Packet switching: A networking approach in which data is divided into packets that are routed independently through the network.
Layered architecture: A design approach that separates networking functionality into layers with well-defined responsibilities.
OSI model: A conceptual seven-layer model used to describe and reason about network protocol design.
Data link layer: The layer responsible for communication on a single physical network.
Network layer: The layer responsible for routing packets between machines across networks.
Transport layer: The layer responsible for process-to-process communication.

Internet Protocol (IP): A network-layer protocol that provides connectionless, best-effort delivery of packets between machines.
Datagram: An independent packet of data sent over a network without guarantees of delivery or ordering.
Port: A transport-layer identifier used to deliver data to the correct process on a machine.

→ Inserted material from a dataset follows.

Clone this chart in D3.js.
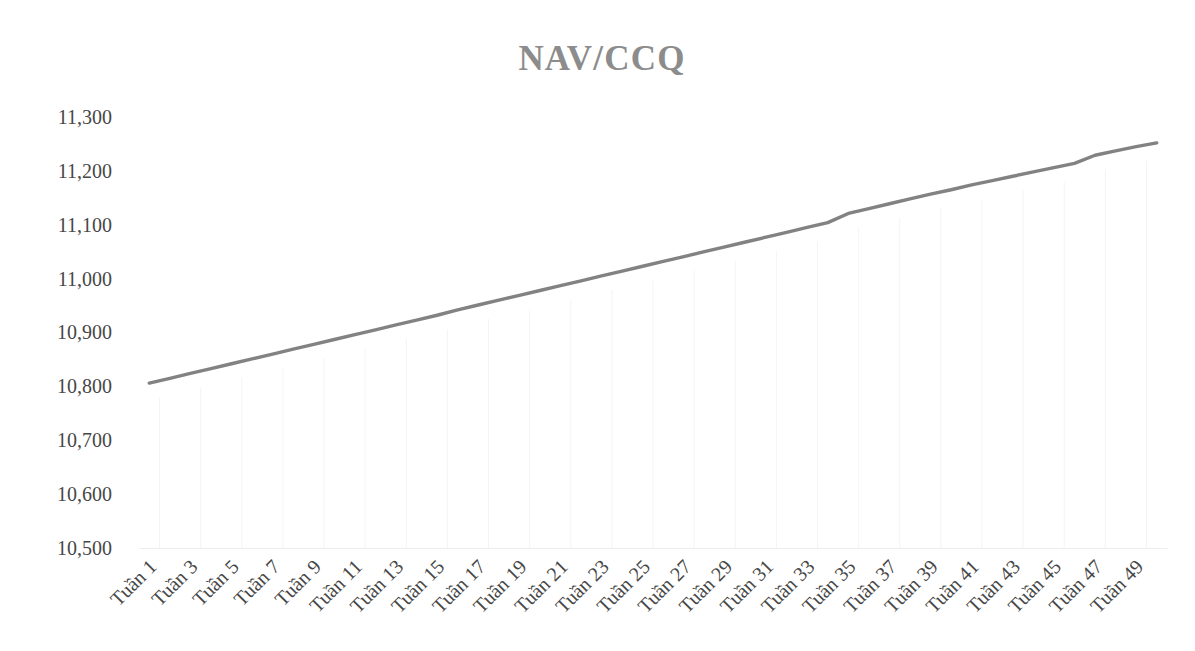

Transmission Control Protocol (TCP): A transport protocol that provides reliable, ordered, congestion-controlled byte-stream communication.
User Datagram Protocol (UDP): A transport protocol that provides connectionless, best-effort datagram delivery with minimal overhead.
Head-of-line blocking: A delay that occurs when later data must wait for earlier data to be delivered in order.
Socket: An operating system abstraction that provides an interface for network communication.
Connection-oriented communication: Communication that involves explicit connection setup and teardown.
Connectionless communication: Communication in which messages are sent independently without establishing a connection.
QUIC: A transport protocol built on UDP that provides reliable, multiplexed communication in user space.

Replication: The creation of multiple authoritative copies of data to improve availability and fault tolerance.
Caching: The storage of temporary copies of data to reduce latency and load, potentially serving stale data.